Mon Sep 22, 2025, 11:28 AM
Monday

More money, more reasonable hours, more shift coverage, more respect.

exboyfil

(18,299 posts)
4. The schedule is brutal for my daughter
Mon Sep 22, 2025, 11:46 AM
Monday

Sometimes they have to do 12 hour shifts overnight and then training. The schedule is irregular (2 days on, 1 day off, 1 day on or 3 days on etc). The 3 pm to 3 am shift is the worst. She has to go out to her car at 3 am in the morning in a rough part of town.

CrispyQ

(40,265 posts)
8. I don't know how people work schedules like that.
Mon Sep 22, 2025, 02:43 PM
Monday

Unless it's written out a couple of weeks in advanced, how do you plan your life with that crazy schedule? How do you schedule things like child care, appointments, etc? Corporate America mostly sucks.

exboyfil

(18,299 posts)
3. Daughter worked mental health for four years in an Iowa hospital
Mon Sep 22, 2025, 11:44 AM
Monday

She was assaulted several times including a serious punch to the chest (fortunately not the face).

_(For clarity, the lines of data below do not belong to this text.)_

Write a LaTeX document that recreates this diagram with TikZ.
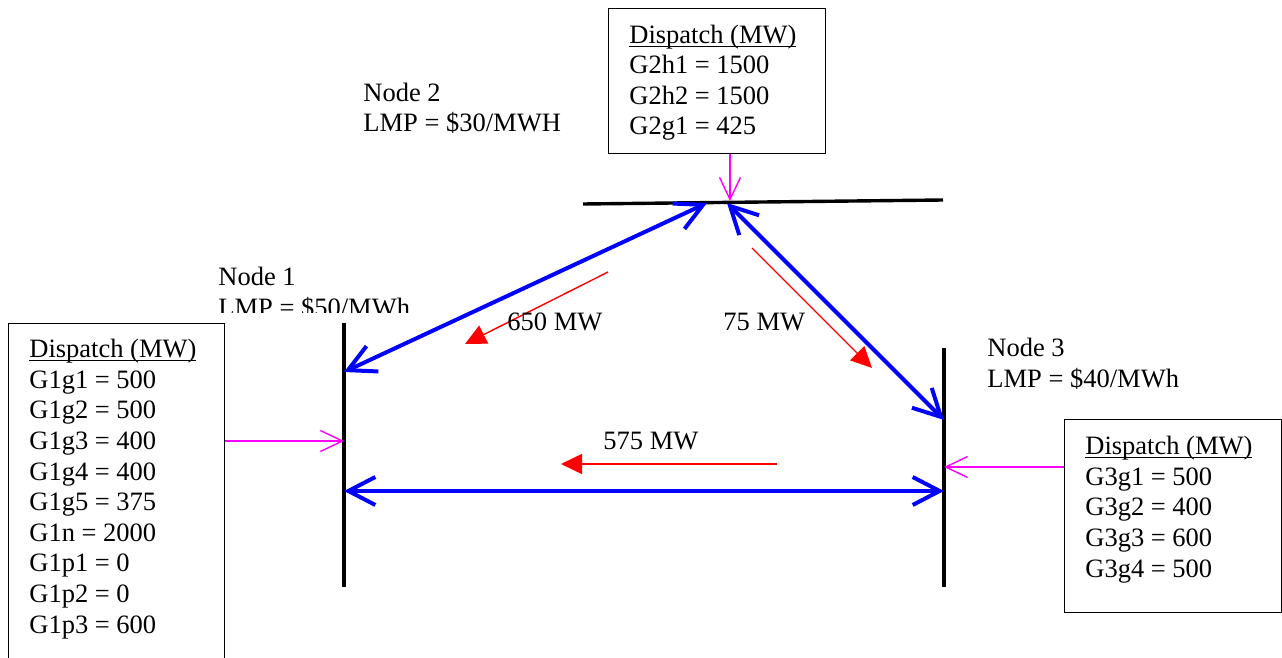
\documentclass[tikz,border=0pt]{standalone}
\usepackage{fontspec}
\setmainfont{Liberation Serif}
\usetikzlibrary{arrows.meta}
\definecolor{injmagenta}{RGB}{255,0,255}
\newcommand{\disphead}{\underline{\smash{Dispatch (MW)}}}
\tikzset{
  lbl/.style={font=\fontsize{13.25}{15.3}\selectfont, inner sep=0pt, anchor=base west, align=left},
  dispbox/.style={draw, line width=0.7pt, anchor=north west, inner sep=0pt},
  bus/.style={line width=1.7pt, line cap=butt},
  tieline/.style={blue, line width=2pt,
    {Straight Barb[length=13.5pt,width=14pt]}-{Straight Barb[length=13.5pt,width=14pt]}},
  inject/.style={injmagenta, line width=0.7pt, -{Straight Barb[length=11pt,width=10.5pt]}},
  flow/.style={red, line width=0.7pt, -{Triangle[length=10.5pt,width=10pt]}}
}
\begin{document}
\begin{tikzpicture}[x=0.5pt, y=-0.5pt]
  \useasboundingbox (0,0) rectangle (1282,658);
  \clip (0,0) rectangle (1282,658);
  % Buses
  \coordinate (b1t) at (344,323);
  \coordinate (b1b) at (344,587);
  \coordinate (b2l) at (583,204);
  \coordinate (b2r) at (943,200);
  \coordinate (b3t) at (944,348);
  \coordinate (b3b) at (944,587);
  \draw[bus] (b1t) -- (b1b);
  \draw[bus] (b2l) -- (b2r);
  \draw[bus] (b3t) -- (b3b);
  % Points on the buses
  \coordinate (p12) at (344,372);
  \coordinate (p21) at (707,203);
  \coordinate (p23) at (727,203);
  \coordinate (p32) at (944,420);
  \coordinate (p13) at (344,491);
  \coordinate (p31) at (944,491);
  \coordinate (in1) at (344,441);
  \coordinate (in2) at (730,201);
  \coordinate (in3) at (944,467);
  % Dispatch boxes (text sits on the baseline of its last line)
  \node[dispbox, minimum width=108pt, minimum height=190pt] (box1) at (8,323) {};
  \node[dispbox, minimum width=108.5pt, minimum height=72.5pt] (box2) at (608,8) {};
  \node[dispbox, minimum width=108.5pt, minimum height=96.5pt] (box3) at (1064,419) {};
  \node[lbl] (disp1) at (29,633) {\disphead\\G1g1 = 500\\G1g2 = 500\\G1g3 = 400\\G1g4 = 400\\G1g5 = 375\\G1n = 2000\\G1p1 = 0\\G1p2 = 0\\G1p3 = 600};
  \node[lbl] (disp2) at (629,135) {\disphead\\G2h1 = 1500\\G2h2 = 1500\\G2g1 = 425};
  \node[lbl] (disp3) at (1085,577) {\disphead\\G3g1 = 500\\G3g2 = 400\\G3g3 = 600\\G3g4 = 500};
  % Node labels
  \begin{scope}
    \clip (200,250) rectangle (430,313);
    \node[lbl] (node1) at (218,316) {Node 1\\LMP = \$50/MWh};
  \end{scope}
  \node[lbl] (node2) at (363,132) {Node 2\\LMP = \$30/MWH};
  \node[lbl] (node3) at (987,387) {Node 3\\LMP = \$40/MWh};
  % Injections
  \draw[inject] (box1.east |- in1) -- (in1);
  \draw[inject] (box2.south -| in2) -- (in2);
  \draw[inject] (box3.west |- in3) -- (in3);
  % Lines
  \draw[tieline] (p12) -- (p21);
  \draw[tieline] (p23) -- (p32);
  \draw[tieline] (p13) -- (p31);
  % Flows
  \coordinate (f1s) at (608,272);
  \coordinate (f1e) at (465,344);
  \coordinate (f2s) at (752,248);
  \coordinate (f2e) at (872,368);
  \coordinate (f3s) at (777,464);
  \coordinate (f3e) at (561,464);
  \draw[flow] (f1s) -- (f1e);
  \draw[flow] (f2s) -- (f2e);
  \draw[flow] (f3s) -- (f3e);
  \node[lbl] (flow12) at (507,330) {650 MW};
  \node[lbl] (flow23) at (723,330) {75 MW};
  \node[lbl] (flow31) at (603,450) {575 MW};
\end{tikzpicture}
\end{document}
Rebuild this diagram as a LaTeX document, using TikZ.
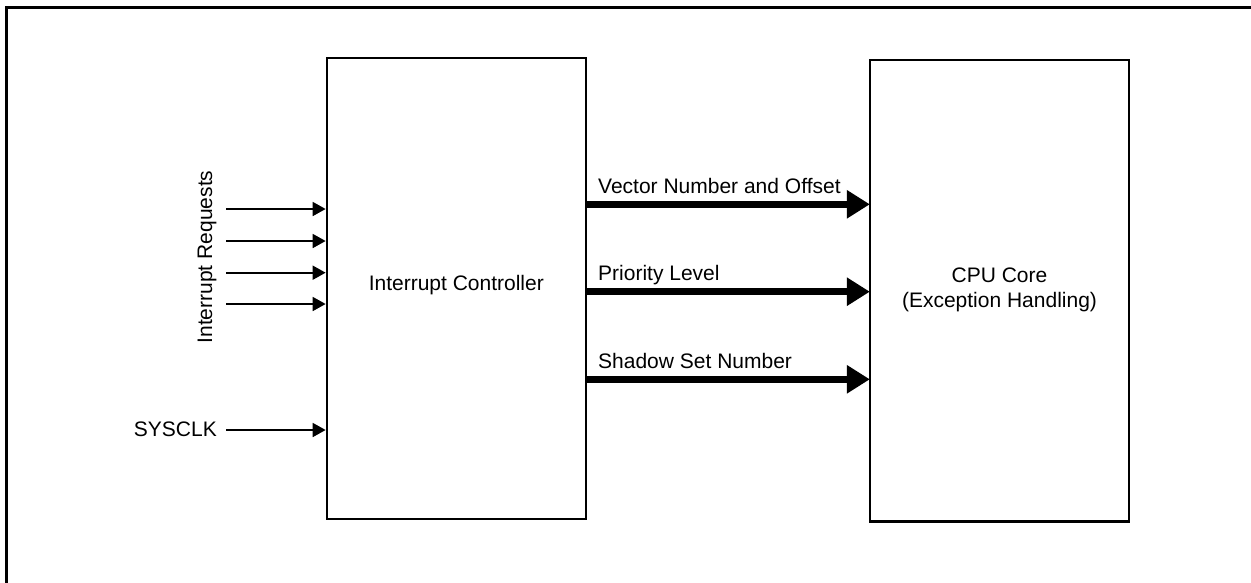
\documentclass[tikz,border=0pt]{standalone}
\usepackage{fontspec}
\setmainfont{Liberation Sans}
\usetikzlibrary{arrows.meta}
\tikzset{
  blockbox/.style={draw, line width=2.3pt, minimum width=259pt, minimum height=461pt, inner sep=0pt},
  lbl/.style={font=\fontsize{21}{25.5}\selectfont, inner sep=0pt},
  thin/.style={line width=1.7pt, -{Triangle[length=13pt,width=14pt]}},
  thick/.style={line width=7pt, -{Triangle[length=23pt,width=27pt]}, shorten >=-1pt},
}
\begin{document}
\begin{tikzpicture}[x=1pt,y=-1pt]
\useasboundingbox (0,0) rectangle (1251,582);
% outer frame (open)
\draw[line width=2.3pt] (6.5,583) -- (6.5,7.5) -- (1252,7.5);
% blocks
\node[blockbox] (ctrl) at (456.3,288.8) {};
\node[blockbox, minimum height=461.5pt] (cpu) at (999.5,290.8) {};
\node[lbl] (ctrltxt) at (456.3,285) {Interrupt Controller};
\node[lbl, align=center] (cputxt) at (999.5,290) {CPU Core\\(Exception Handling)};
% input arrows
\coordinate (i1) at (226,209);
\coordinate (i2) at (226,241);
\coordinate (i3) at (226,272.7);
\coordinate (i4) at (226,304);
\coordinate (ck) at (226,430);
\foreach \c in {i1,i2,i3,i4,ck}
  \draw[thin] (\c) -- (ctrl.west |- \c);
\node[lbl, rotate=90] (irq) at (207,257) {Interrupt Requests};
\node[lbl, anchor=base east] (sysclk) at (217,436.7) {SYSCLK};
% output bus arrows
\coordinate (o1) at (586,204.3);
\coordinate (o2) at (586,291.7);
\coordinate (o3) at (586,379.3);
\foreach \c in {o1,o2,o3}
  \draw[thick] (\c) -- (cpu.west |- \c);
\node[lbl, anchor=base west] (l1) at (598,193.3) {Vector Number and Offset};
\node[lbl, anchor=base west] (l2) at (598,280.7) {Priority Level};
\node[lbl, anchor=base west] (l3) at (598,368.3) {Shadow Set Number};
\end{tikzpicture}
\end{document}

She did industrial nursing for three years but left that after the hospital lost the contract. Shop workers were frisky sometimes and verbally abusive but never physical.

She is now in the ER at the same hospital as before. I worry every day. At least in mental health the patients have been screened for weapons (not that they can't use items in the area).

CrispyQ

(40,265 posts)
9. During Covid, while my county had a mask mandate which lasted about 10 weeks,
Mon Sep 22, 2025, 02:57 PM
Monday

I was at the medical center quite a few times & three different nurses thanked me for being polite or kind as they escorted me back to the lobby. Never before had a nurse said that to me & I figured things had gotten really ugly & probably because of the masks.

Your daughter has my gratitude. I don't know how anyone goes into medicine that deals with patients.